__INFORMATION SHOWN__.
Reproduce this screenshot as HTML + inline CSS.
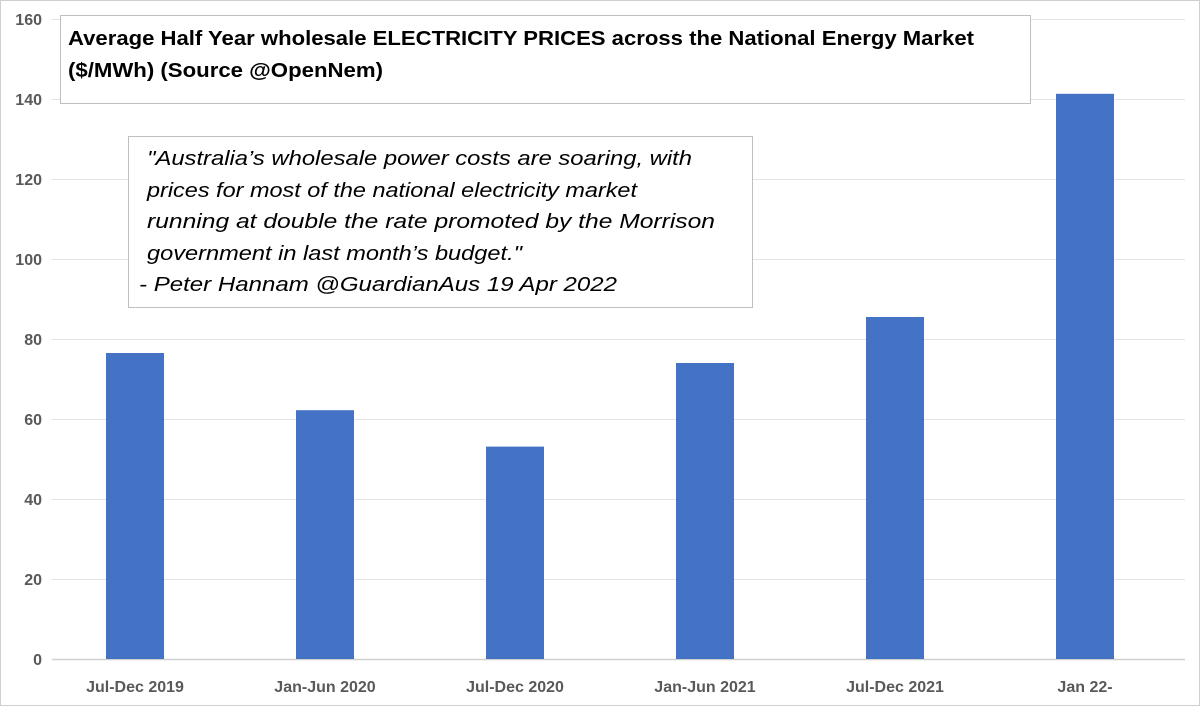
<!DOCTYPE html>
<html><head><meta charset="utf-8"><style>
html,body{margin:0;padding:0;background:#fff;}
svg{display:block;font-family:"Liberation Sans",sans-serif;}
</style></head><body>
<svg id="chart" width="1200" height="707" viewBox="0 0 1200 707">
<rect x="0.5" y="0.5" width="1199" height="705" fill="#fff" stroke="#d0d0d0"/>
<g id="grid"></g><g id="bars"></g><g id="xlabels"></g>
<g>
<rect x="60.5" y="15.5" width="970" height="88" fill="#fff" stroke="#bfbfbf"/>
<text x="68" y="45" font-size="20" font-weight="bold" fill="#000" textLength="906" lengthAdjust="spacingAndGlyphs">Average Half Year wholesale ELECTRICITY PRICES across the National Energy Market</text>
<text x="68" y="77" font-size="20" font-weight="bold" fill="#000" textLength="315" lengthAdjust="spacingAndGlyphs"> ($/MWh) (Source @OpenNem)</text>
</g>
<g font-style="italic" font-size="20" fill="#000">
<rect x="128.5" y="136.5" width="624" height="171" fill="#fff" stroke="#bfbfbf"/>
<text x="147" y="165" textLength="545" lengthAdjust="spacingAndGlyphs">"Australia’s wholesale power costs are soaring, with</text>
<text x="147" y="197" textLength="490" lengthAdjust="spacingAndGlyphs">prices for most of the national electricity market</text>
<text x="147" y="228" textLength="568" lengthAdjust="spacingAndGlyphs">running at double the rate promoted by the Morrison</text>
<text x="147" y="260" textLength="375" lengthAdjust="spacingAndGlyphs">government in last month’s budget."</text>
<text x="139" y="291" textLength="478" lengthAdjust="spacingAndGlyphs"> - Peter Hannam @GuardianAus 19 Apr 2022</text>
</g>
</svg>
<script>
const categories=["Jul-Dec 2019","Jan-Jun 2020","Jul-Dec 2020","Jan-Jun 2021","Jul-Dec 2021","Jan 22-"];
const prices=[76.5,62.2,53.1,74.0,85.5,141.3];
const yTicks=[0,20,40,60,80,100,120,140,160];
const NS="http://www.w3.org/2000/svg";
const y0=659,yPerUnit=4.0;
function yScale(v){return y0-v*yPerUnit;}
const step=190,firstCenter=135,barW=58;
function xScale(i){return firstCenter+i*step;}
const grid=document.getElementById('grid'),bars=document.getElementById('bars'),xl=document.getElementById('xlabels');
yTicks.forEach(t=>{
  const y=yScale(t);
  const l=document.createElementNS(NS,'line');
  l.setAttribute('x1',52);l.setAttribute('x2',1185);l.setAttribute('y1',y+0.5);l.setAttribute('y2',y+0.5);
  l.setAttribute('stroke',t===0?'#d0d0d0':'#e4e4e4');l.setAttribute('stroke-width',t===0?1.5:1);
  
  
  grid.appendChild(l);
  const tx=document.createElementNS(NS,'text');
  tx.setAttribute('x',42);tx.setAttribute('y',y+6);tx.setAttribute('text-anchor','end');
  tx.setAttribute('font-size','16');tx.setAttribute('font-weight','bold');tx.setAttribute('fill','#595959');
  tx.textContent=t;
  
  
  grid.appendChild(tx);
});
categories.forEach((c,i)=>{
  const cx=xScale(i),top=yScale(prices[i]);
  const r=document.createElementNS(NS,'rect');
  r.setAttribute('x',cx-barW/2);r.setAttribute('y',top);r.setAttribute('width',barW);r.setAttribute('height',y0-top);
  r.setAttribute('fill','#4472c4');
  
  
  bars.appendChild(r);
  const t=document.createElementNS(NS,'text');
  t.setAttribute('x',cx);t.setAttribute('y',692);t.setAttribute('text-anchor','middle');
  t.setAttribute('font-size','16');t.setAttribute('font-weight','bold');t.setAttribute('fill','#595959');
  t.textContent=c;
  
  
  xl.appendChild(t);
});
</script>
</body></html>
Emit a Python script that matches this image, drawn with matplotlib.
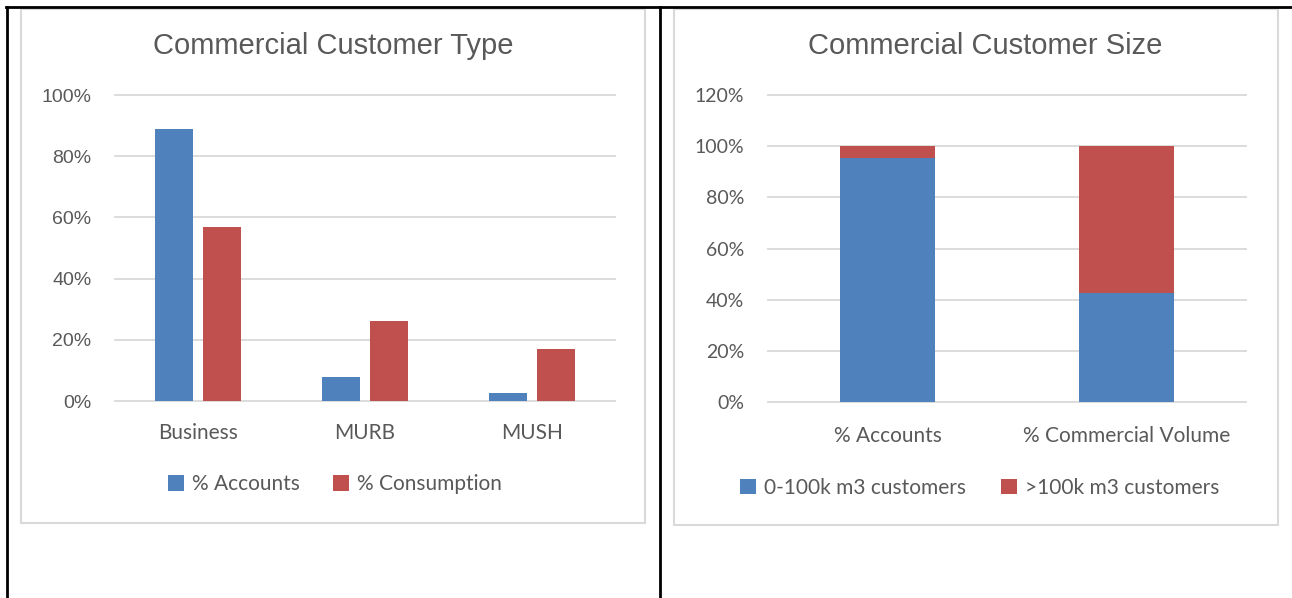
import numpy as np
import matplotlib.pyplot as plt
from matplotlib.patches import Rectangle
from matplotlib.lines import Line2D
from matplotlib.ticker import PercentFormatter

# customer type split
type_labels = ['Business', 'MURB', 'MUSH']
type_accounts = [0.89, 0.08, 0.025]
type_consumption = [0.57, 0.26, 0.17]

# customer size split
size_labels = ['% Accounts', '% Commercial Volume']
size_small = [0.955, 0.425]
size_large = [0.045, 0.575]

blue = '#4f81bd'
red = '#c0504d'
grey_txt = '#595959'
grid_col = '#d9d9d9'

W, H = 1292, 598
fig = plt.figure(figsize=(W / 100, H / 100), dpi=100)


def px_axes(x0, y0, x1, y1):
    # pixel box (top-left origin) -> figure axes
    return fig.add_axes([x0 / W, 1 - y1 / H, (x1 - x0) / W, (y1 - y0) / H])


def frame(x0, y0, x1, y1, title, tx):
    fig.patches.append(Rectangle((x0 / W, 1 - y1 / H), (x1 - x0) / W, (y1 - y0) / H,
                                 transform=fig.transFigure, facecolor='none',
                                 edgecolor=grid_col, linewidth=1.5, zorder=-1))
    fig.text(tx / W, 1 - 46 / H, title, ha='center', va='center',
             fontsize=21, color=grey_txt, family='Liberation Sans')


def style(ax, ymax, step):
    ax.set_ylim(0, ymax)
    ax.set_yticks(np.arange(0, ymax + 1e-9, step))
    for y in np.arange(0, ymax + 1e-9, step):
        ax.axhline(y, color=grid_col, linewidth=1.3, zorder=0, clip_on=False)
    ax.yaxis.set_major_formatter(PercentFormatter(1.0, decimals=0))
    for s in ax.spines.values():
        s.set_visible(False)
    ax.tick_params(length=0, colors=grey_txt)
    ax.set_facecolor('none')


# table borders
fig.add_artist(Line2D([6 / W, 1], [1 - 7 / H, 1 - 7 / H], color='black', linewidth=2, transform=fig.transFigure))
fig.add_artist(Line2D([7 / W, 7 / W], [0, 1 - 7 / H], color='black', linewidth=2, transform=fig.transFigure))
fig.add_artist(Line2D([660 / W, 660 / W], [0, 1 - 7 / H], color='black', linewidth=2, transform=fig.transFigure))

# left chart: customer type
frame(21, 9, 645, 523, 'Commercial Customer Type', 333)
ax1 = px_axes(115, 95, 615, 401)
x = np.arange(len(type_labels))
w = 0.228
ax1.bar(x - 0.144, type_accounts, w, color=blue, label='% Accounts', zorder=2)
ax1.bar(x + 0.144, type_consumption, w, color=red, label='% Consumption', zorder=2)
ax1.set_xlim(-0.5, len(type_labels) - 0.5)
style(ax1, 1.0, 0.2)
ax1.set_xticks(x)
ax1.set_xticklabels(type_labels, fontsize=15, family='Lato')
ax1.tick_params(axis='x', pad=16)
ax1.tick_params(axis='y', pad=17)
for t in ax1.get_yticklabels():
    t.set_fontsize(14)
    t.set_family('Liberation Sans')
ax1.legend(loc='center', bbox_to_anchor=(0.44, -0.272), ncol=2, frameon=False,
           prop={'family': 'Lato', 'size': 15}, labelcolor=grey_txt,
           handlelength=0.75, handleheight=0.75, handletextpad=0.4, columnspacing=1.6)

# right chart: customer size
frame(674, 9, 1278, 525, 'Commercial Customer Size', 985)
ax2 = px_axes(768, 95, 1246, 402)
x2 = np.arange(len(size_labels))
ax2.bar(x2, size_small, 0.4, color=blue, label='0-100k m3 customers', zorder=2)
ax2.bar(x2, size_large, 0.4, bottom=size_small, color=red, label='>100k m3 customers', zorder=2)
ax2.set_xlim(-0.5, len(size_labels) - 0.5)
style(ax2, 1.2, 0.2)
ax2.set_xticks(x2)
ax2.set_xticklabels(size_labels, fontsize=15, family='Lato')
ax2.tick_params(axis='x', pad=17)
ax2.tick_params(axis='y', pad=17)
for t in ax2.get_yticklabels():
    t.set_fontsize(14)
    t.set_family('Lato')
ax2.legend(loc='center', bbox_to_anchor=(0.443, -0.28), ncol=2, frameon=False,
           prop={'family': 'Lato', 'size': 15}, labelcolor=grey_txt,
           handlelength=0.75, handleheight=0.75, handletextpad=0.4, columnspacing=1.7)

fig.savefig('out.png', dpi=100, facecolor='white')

__SHORT TASK__.
Every line from the one containing "Emit a Python" to the one containing "type_consumption = [0.57, 0.26, 0.17]" should be output exactly, both ends included. Nothing else goes in, and no pictures either.

__CORRECT RESULT__.
Emit a Python script that matches this image, drawn with matplotlib.
import numpy as np
import matplotlib.pyplot as plt
from matplotlib.patches import Rectangle
from matplotlib.lines import Line2D
from matplotlib.ticker import PercentFormatter

# customer type split
type_labels = ['Business', 'MURB', 'MUSH']
type_accounts = [0.89, 0.08, 0.025]
type_consumption = [0.57, 0.26, 0.17]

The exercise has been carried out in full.